* **GIVEN INFORMATION**
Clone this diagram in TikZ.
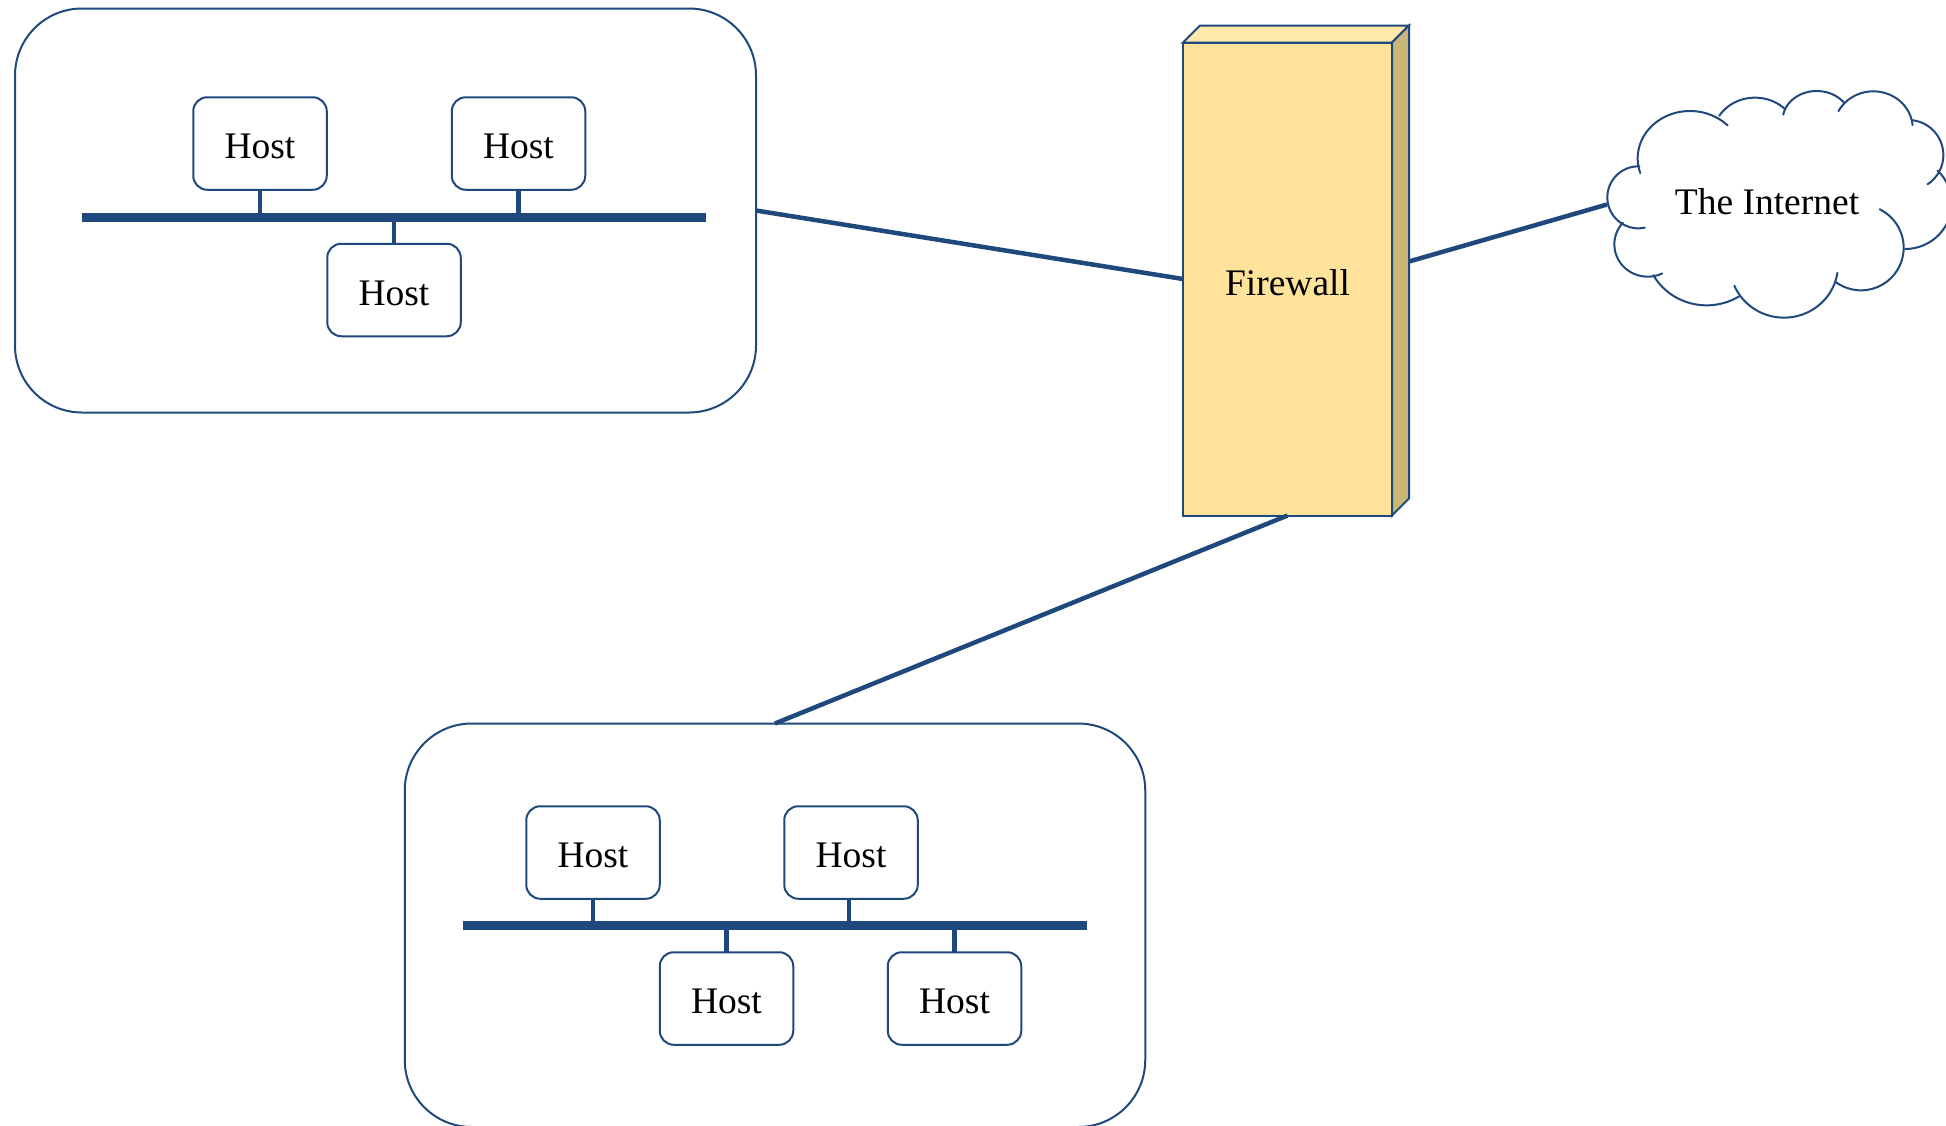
\documentclass[tikz,border=0pt]{standalone}
\usepackage{fontspec}
\setmainfont{Liberation Serif}
\definecolor{navy}{HTML}{1F497D}
\definecolor{fwfront}{HTML}{FFE39A}
\definecolor{fwtop}{HTML}{FEE9AB}
\definecolor{fwside}{HTML}{C9B778}
\tikzset{
  netbox/.style={draw=navy,line width=2pt,rounded corners=67pt,fill=white,inner sep=0pt,outer sep=0pt},
  hostbox/.style={draw=navy,line width=2pt,rounded corners=14pt,fill=white,minimum width=133.5pt,minimum height=92.5pt,inner sep=0pt,outer sep=0pt,text height=30pt,text depth=0pt,font=\fontsize{37.5}{40}\selectfont},
  busline/.style={draw=navy,line width=8.5pt},
  stub/.style={draw=navy,line width=4.5pt},
  link/.style={draw=navy,line width=4.5pt},
  fwedge/.style={draw=navy,line width=2pt,line join=miter},
  lobe/.style={draw=navy,line width=2pt,line cap=round},
  label/.style={inner sep=0pt,outer sep=0pt,font=\fontsize{37.5}{40}\selectfont}
}
% centre x, centre y, x radius, y radius, start angle, end angle
\newcommand{\cloudlobe}[6]{\draw[lobe] plot[domain=#5:#6,samples=40,smooth] ({#1+#3*cos(\x)},{#2+#4*sin(\x)});}
\begin{document}
\begin{tikzpicture}[x=1pt,y=-1pt]
\useasboundingbox (0,0) rectangle (1946,1125);
\clip (0,0) rectangle (1946,1125);
\fill[white] (0,0) rectangle (1946,1125);

% Network boxes
\node[netbox,minimum width=741pt,minimum height=404pt] (netA) at (385.5,210.5) {};
\node[netbox,minimum width=740.5pt,minimum height=403.5pt] (netB) at (775,925.25) {};

% Upper network
\coordinate (busAl) at (82,217.5);
\coordinate (busAr) at (706,217.5);
\node[hostbox] (a1) at (260,143.5) {Host};
\node[hostbox] (a2) at (518.5,143.5) {Host};
\node[hostbox] (a3) at (394,290) {Host};
\draw[busline] (busAl) -- (busAr);
\draw[stub] (a1.south) -- (a1.south |- busAl);
\draw[stub] (a2.south) -- (a2.south |- busAl);
\draw[stub] (a3.north) -- (a3.north |- busAl);

% Lower network
\coordinate (busBl) at (463,925.5);
\coordinate (busBr) at (1087,925.5);
\node[hostbox] (b1) at (593,852.5) {Host};
\node[hostbox] (b2) at (851,852.5) {Host};
\node[hostbox] (b3) at (726.5,998.5) {Host};
\node[hostbox] (b4) at (954.5,998.5) {Host};
\draw[busline] (busBl) -- (busBr);
\draw[stub] (b1.south) -- (b1.south |- busBl);
\draw[stub] ([xshift=-2pt]b2.south) -- ([xshift=-2pt]b2.south |- busBl);
\draw[stub] (b3.north) -- (b3.north |- busBl);
\draw[stub] (b4.north) -- (b4.north |- busBl);

% Firewall
\coordinate (fwTL) at (1183,42.5);
\coordinate (fwTR) at (1392,42.5);
\coordinate (fwBR) at (1392,515.5);
\coordinate (fwTLb) at (1200,25.5);
\coordinate (fwTRb) at (1409,25.5);
\coordinate (fwBRb) at (1409,498.5);
\coordinate (fwSide) at (1409,261.5);
\draw[fwedge,fill=fwtop] (fwTL) -- (fwTLb) -- (fwTRb) -- (fwTR) -- cycle;
\draw[fwedge,fill=fwside] (fwTR) -- (fwTRb) -- (fwBRb) -- (fwBR) -- cycle;
\node[draw=navy,line width=2pt,fill=fwfront,minimum width=209pt,minimum height=473pt,inner sep=0pt,outer sep=0pt,text height=0pt,text depth=0pt,font=\fontsize{37.5}{40}\selectfont] (fw) at (1287.5,279) {\raisebox{-16.5pt}{Firewall}};

% Cloud
\begin{scope}[shift={(1580,70)},x=0.33333pt,y=-0.33333pt]
\cloudlobe{175}{382}{93}{93}{272}{78}
\cloudlobe{330}{265}{157}{142}{162}{316}
\cloudlobe{525}{195}{125}{112}{211}{316}
\cloudlobe{710}{150}{102}{87}{190.6}{324}
\cloudlobe{880}{175}{118}{111}{207.7}{355}
\cloudlobe{985}{255}{105}{105}{276.5}{416.8}
\cloudlobe{975}{400}{140}{137}{-46}{90}
\cloudlobe{843}{533}{128}{128}{-64}{127}
\cloudlobe{612}{585}{162}{158}{8.5}{157}
\cloudlobe{380}{530}{183}{176}{58}{151}
\cloudlobe{203}{523}{100}{97}{64}{222}
\end{scope}
\node[label] (inet) at (1767,201.5) {The Internet};
\coordinate (cloudW) at (1607,204.5);

% Links
\draw[link] (netA.east) -- (fw.west);
\draw[link] (fw.south) -- (netB.north);
\draw[link] (fwSide) -- (cloudW);
\end{tikzpicture}
\end{document}
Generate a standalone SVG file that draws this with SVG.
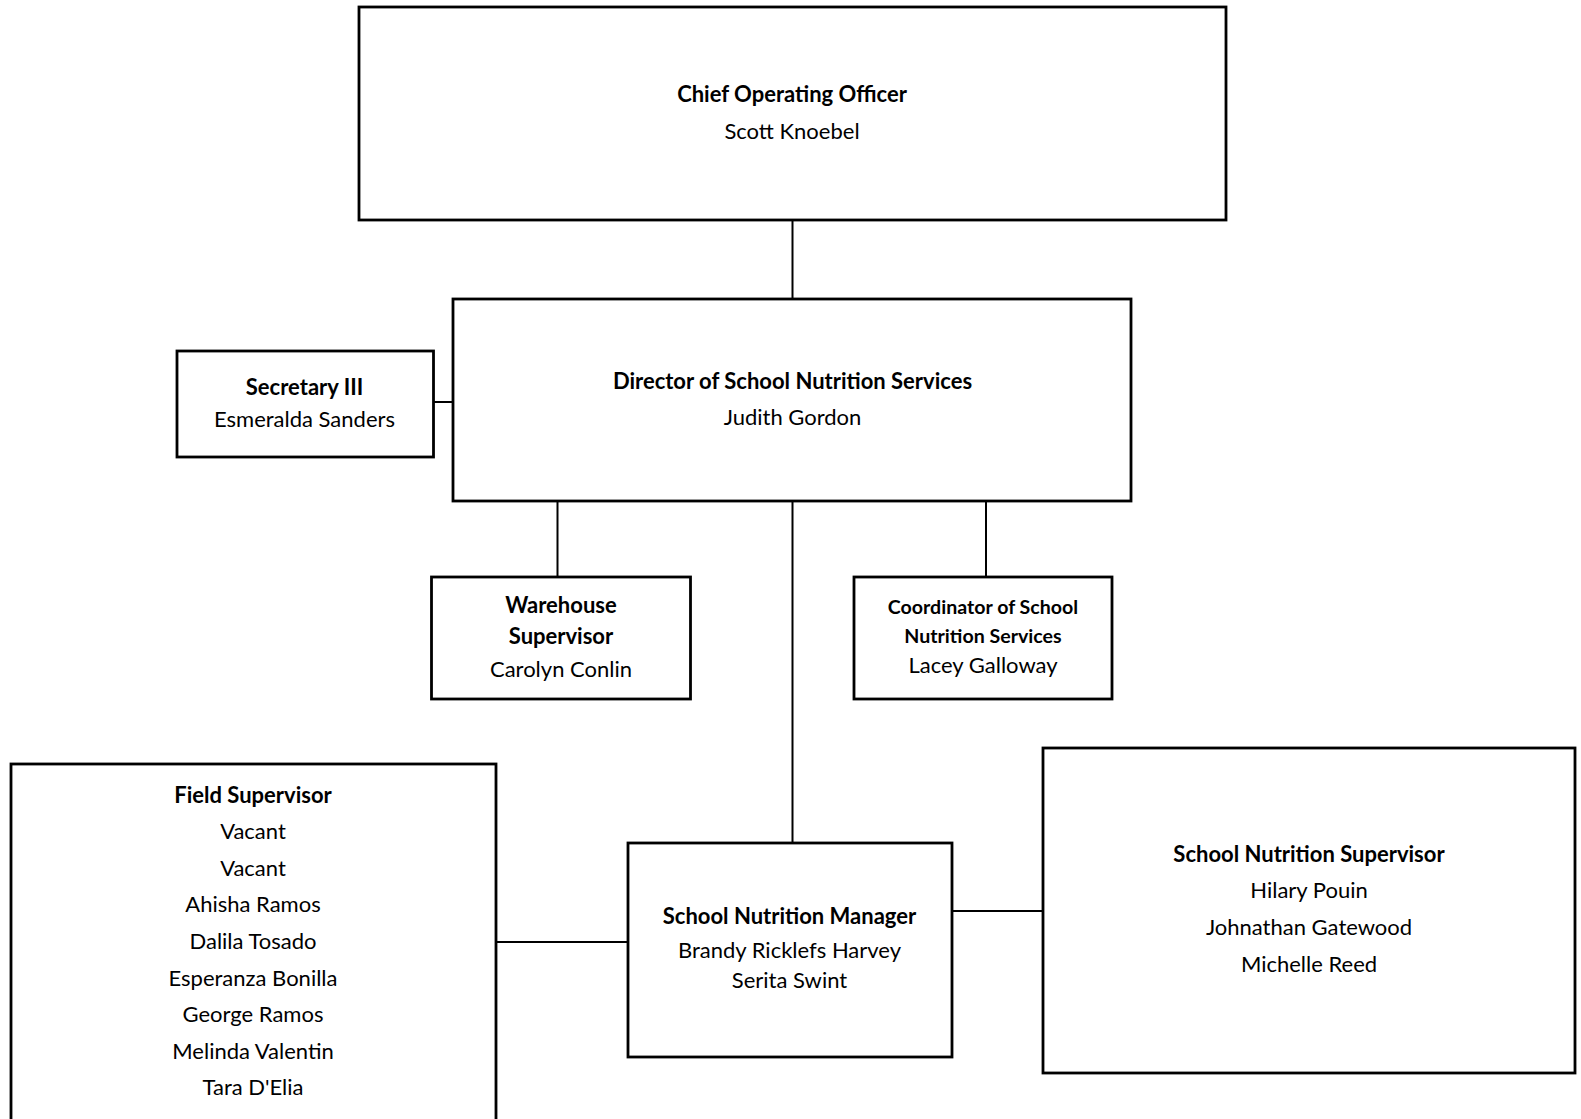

* **WRITTEN INSTRUCTION**
Beginning with the first line of the records above, extract each line exactly through the line that holds "width=740.5pt,minimum height=403.5pt] (netB)", both ends included. Omit pictures.

* **SOLUTION TO THIS PROBLEM**
Clone this diagram in TikZ.
\documentclass[tikz,border=0pt]{standalone}
\usepackage{fontspec}
\setmainfont{Liberation Serif}
\definecolor{navy}{HTML}{1F497D}
\definecolor{fwfront}{HTML}{FFE39A}
\definecolor{fwtop}{HTML}{FEE9AB}
\definecolor{fwside}{HTML}{C9B778}
\tikzset{
  netbox/.style={draw=navy,line width=2pt,rounded corners=67pt,fill=white,inner sep=0pt,outer sep=0pt},
  hostbox/.style={draw=navy,line width=2pt,rounded corners=14pt,fill=white,minimum width=133.5pt,minimum height=92.5pt,inner sep=0pt,outer sep=0pt,text height=30pt,text depth=0pt,font=\fontsize{37.5}{40}\selectfont},
  busline/.style={draw=navy,line width=8.5pt},
  stub/.style={draw=navy,line width=4.5pt},
  link/.style={draw=navy,line width=4.5pt},
  fwedge/.style={draw=navy,line width=2pt,line join=miter},
  lobe/.style={draw=navy,line width=2pt,line cap=round},
  label/.style={inner sep=0pt,outer sep=0pt,font=\fontsize{37.5}{40}\selectfont}
}
% centre x, centre y, x radius, y radius, start angle, end angle
\newcommand{\cloudlobe}[6]{\draw[lobe] plot[domain=#5:#6,samples=40,smooth] ({#1+#3*cos(\x)},{#2+#4*sin(\x)});}
\begin{document}
\begin{tikzpicture}[x=1pt,y=-1pt]
\useasboundingbox (0,0) rectangle (1946,1125);
\clip (0,0) rectangle (1946,1125);
\fill[white] (0,0) rectangle (1946,1125);

% Network boxes
\node[netbox,minimum width=741pt,minimum height=404pt] (netA) at (385.5,210.5) {};
\node[netbox,minimum width=740.5pt,minimum height=403.5pt] (netB) at (775,925.25) {};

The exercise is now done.